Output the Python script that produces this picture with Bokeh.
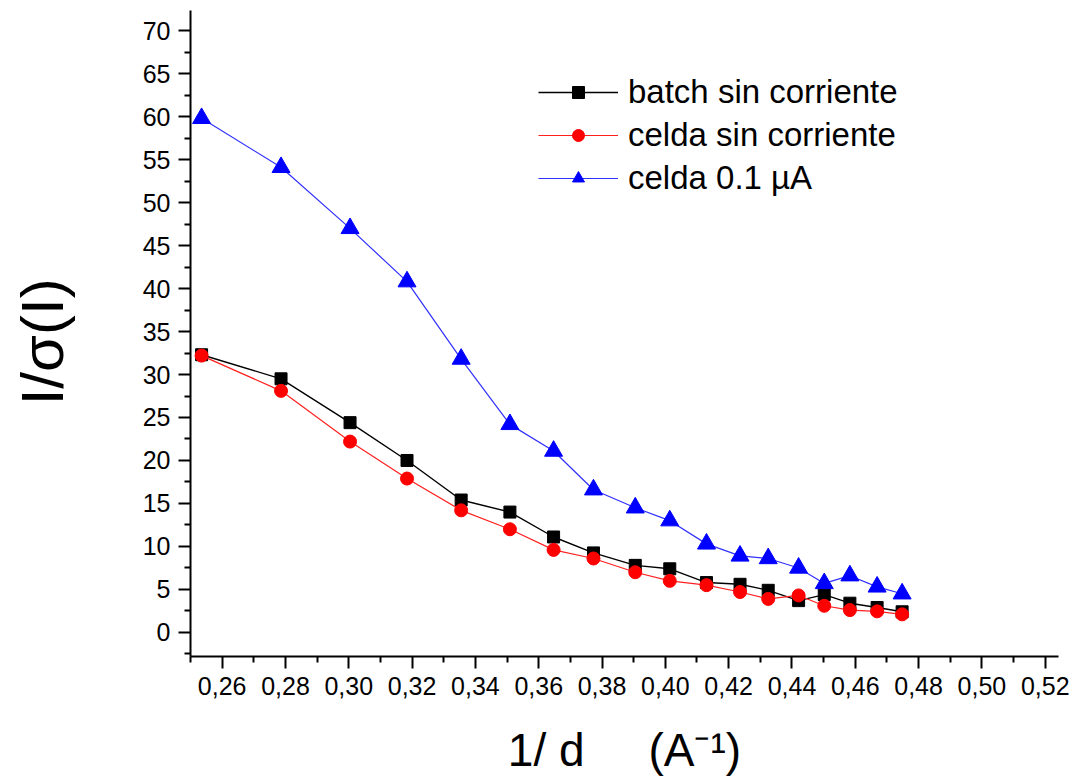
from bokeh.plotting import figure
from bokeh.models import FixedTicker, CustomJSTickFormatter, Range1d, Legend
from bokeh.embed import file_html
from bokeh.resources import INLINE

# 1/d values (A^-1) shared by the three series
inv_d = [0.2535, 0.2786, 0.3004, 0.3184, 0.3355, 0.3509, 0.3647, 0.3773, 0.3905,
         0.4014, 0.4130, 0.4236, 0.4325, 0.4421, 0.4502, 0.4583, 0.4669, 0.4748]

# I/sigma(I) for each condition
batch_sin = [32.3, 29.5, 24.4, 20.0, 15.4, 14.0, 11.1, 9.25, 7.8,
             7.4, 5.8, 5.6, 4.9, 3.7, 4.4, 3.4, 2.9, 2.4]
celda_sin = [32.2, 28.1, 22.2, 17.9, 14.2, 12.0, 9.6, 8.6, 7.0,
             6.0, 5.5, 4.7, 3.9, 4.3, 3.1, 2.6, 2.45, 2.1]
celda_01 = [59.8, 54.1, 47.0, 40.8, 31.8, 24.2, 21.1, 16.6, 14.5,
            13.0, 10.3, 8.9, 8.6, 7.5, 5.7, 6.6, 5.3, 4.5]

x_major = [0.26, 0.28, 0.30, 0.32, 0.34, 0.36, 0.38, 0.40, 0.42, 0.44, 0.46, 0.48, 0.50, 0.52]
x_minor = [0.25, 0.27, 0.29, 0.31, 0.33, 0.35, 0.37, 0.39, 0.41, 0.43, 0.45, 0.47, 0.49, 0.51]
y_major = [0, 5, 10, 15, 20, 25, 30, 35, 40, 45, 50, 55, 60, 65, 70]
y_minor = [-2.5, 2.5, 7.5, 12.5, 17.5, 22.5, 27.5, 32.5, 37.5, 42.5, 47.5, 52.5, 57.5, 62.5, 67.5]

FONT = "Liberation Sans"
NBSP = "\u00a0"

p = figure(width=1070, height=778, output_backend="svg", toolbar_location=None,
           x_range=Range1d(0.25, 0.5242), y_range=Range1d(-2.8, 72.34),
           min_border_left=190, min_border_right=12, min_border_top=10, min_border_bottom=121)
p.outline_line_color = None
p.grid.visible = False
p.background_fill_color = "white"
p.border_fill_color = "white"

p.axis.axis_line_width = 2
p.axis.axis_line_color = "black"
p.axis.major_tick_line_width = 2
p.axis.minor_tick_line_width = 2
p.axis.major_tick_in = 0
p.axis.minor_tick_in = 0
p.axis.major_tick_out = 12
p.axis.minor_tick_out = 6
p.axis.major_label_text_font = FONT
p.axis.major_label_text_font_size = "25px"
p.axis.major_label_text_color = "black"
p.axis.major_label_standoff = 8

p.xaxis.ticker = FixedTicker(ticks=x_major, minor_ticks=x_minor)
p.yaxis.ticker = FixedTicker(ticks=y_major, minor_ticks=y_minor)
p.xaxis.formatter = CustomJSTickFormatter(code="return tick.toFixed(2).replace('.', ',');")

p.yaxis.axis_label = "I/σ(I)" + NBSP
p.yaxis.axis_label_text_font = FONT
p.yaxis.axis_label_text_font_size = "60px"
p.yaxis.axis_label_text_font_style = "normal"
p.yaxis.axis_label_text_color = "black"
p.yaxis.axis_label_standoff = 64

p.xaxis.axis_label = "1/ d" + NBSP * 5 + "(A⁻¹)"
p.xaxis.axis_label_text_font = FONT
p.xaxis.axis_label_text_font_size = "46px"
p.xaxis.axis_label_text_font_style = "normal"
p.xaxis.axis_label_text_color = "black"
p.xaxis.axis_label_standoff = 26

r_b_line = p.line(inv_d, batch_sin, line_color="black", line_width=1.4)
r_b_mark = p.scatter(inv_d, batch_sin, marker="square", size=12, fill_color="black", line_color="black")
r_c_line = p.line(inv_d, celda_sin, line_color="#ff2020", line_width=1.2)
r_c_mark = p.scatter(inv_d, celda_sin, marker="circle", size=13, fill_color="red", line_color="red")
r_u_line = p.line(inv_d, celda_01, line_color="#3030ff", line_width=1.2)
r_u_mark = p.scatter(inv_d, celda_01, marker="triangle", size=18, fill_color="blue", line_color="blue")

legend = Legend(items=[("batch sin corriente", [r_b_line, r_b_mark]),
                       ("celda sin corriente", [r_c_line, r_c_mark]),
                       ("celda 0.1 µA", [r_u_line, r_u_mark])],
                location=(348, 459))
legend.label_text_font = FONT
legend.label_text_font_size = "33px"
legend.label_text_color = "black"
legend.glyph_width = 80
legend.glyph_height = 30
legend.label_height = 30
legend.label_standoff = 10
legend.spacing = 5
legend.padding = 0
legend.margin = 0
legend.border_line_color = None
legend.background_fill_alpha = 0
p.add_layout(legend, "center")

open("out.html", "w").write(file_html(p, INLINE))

====

Task statement:
Skip every picture and return the lines above from the top through the one that contains "0.4583, 0.4669, 0.4748]".

In response:
Output the Python script that produces this picture with Bokeh.
from bokeh.plotting import figure
from bokeh.models import FixedTicker, CustomJSTickFormatter, Range1d, Legend
from bokeh.embed import file_html
from bokeh.resources import INLINE

# 1/d values (A^-1) shared by the three series
inv_d = [0.2535, 0.2786, 0.3004, 0.3184, 0.3355, 0.3509, 0.3647, 0.3773, 0.3905,
         0.4014, 0.4130, 0.4236, 0.4325, 0.4421, 0.4502, 0.4583, 0.4669, 0.4748]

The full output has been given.